I have newer heard about Jay Electronique.
But the interesting this is that it conforms to "PL e EN13849 and SIL 3 EN61508"
https://en.wikipedia.org/wiki/Safety_integrity_levelThis basically means that the MTBFd (Mean time to Failure dangerous) has to be better than 1 out of 10E?7 hour,.
And it can be used in situations where Functional Safety is needed to safeguard human lives, and where a failure of the system could kill a person.
If such a system contains electronics, and/or software, then it has to fulfill EN61508 according to the MD directive. (European, but other parts of the world have similar laws )
This would require a two channel system, with a high DC (diagnostic coverage), basically you need to analyze the effect of a failure any component in the system.
And you need to make sure that any dangerous fault in on channel is detected, and the system is brought into a safe state. Or the fault is so unlikely to occur within its mission time, that it can be covered with the budget of one fault pr. 10E?7 hour.
If the product have a mission time of say 10 years, then it have to be replaced even if it appear to be functional.

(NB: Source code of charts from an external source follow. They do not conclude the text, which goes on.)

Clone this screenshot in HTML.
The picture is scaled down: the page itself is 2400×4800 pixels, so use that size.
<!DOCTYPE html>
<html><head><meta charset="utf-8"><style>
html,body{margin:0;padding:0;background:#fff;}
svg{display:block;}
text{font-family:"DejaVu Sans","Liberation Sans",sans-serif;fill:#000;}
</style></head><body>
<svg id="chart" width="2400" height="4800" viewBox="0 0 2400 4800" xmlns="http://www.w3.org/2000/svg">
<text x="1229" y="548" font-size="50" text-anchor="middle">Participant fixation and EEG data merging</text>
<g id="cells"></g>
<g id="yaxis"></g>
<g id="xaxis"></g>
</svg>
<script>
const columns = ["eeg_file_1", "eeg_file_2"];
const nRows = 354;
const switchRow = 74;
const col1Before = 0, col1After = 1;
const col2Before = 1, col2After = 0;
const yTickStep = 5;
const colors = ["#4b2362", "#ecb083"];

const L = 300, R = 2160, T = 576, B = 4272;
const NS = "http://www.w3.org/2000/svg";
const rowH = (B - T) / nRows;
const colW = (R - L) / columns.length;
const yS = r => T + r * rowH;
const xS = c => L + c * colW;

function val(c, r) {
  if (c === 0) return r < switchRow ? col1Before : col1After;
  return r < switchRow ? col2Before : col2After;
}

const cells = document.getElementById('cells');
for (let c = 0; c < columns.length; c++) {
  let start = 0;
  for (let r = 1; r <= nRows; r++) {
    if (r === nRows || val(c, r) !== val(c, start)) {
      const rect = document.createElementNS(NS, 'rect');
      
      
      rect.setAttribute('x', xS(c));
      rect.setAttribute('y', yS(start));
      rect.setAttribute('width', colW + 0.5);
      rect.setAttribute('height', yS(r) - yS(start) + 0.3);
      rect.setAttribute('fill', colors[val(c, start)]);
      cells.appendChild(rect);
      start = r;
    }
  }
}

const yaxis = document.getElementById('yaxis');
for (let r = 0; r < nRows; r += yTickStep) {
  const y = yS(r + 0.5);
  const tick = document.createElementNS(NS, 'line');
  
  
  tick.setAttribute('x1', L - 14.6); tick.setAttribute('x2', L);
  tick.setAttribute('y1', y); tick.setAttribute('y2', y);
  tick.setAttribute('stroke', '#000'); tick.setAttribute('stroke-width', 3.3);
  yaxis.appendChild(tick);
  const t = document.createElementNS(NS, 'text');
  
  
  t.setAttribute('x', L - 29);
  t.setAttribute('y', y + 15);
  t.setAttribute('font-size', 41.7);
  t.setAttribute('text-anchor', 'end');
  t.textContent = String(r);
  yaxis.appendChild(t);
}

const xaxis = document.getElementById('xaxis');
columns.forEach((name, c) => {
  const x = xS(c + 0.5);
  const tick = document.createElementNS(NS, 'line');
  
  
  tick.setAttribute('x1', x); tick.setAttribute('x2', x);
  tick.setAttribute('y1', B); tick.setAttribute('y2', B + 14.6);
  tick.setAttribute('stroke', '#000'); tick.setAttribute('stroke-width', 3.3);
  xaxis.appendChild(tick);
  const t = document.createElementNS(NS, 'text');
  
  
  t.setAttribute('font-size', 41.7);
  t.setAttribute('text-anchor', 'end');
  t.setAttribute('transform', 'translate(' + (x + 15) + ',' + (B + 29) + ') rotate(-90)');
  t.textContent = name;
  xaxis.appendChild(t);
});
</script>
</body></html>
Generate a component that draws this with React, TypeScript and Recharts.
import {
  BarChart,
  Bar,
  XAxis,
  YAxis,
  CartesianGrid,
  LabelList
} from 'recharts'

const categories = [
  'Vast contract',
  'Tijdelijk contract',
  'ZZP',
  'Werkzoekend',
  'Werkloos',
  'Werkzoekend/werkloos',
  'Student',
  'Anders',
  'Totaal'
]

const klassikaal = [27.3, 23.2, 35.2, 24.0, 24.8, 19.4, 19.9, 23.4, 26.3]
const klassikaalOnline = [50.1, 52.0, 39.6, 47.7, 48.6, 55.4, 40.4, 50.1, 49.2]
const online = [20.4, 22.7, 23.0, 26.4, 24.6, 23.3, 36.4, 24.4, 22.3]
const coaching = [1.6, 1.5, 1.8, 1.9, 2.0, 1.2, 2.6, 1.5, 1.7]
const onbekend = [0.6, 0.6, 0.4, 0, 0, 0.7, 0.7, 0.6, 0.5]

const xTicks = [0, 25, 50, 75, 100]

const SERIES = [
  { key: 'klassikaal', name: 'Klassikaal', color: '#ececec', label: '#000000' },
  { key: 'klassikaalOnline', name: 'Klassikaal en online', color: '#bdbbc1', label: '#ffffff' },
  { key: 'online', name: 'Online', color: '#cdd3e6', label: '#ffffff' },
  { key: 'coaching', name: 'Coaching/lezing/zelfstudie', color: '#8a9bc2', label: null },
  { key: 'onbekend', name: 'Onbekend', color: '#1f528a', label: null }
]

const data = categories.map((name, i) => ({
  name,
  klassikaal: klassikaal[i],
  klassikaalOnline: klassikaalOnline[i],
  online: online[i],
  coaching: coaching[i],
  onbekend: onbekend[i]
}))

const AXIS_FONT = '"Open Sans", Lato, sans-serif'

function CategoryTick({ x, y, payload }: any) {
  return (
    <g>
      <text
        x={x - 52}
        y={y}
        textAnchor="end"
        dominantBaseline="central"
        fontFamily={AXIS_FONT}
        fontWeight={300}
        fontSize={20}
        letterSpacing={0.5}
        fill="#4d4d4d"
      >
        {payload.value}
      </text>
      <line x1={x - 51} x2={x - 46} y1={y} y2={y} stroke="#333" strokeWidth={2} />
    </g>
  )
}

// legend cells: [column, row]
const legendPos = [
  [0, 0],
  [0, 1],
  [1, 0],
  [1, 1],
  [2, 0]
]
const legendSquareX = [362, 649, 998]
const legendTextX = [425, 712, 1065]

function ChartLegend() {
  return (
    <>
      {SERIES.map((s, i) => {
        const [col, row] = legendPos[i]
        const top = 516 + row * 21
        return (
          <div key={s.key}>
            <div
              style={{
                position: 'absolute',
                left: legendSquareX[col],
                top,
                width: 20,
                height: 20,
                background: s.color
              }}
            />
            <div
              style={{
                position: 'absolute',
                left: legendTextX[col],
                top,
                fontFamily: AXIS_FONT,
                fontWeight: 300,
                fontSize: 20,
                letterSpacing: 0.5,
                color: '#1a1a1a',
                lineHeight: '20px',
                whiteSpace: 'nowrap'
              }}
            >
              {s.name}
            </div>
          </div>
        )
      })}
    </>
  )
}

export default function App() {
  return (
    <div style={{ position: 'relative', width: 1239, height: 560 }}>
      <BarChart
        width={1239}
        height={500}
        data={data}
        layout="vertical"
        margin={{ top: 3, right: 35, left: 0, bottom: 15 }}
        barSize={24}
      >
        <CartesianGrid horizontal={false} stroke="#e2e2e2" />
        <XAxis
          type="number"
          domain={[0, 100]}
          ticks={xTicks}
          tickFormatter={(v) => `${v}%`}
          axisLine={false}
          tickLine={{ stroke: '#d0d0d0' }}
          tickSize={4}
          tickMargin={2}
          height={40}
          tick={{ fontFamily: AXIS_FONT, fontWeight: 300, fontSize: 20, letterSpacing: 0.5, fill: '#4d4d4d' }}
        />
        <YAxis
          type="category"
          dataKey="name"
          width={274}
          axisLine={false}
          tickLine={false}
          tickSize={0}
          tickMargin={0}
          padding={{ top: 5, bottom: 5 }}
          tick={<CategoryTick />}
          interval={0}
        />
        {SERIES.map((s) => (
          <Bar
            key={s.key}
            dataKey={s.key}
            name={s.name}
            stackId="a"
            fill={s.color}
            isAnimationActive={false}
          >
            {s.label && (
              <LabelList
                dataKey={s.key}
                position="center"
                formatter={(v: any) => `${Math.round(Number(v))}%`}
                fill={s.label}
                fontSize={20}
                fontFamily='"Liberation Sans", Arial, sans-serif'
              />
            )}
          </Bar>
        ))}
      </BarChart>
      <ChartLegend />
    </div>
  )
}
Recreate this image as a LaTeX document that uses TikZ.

You can run both safety channels trough a single radio module that is not SIL rated, provided that you have a system that fail safe in case of 'stuck bit's'.
I.e detects if the radio module is just replaying the same messages, despite having lost the link.
If you have a CPU in the system, then you need to document that you can detect any memory cell or register getting flipped due to a glitch/radiation from space...
This has to be detected within the safe process time.
You either need two CPU's running lock-step (comparing results), or use a safety CPU like the TI TMS570
EN61508 also covers software.
Generally you can't use dynamic allocated objects in the system, and you cant have any unbound loops.
You need to be able to calculate the WCET (Worst Case Execution Time), you basically need to know how many clock cycles a control loop takes, when it runs the longest path.
(A variant of the Turing Halting Problem).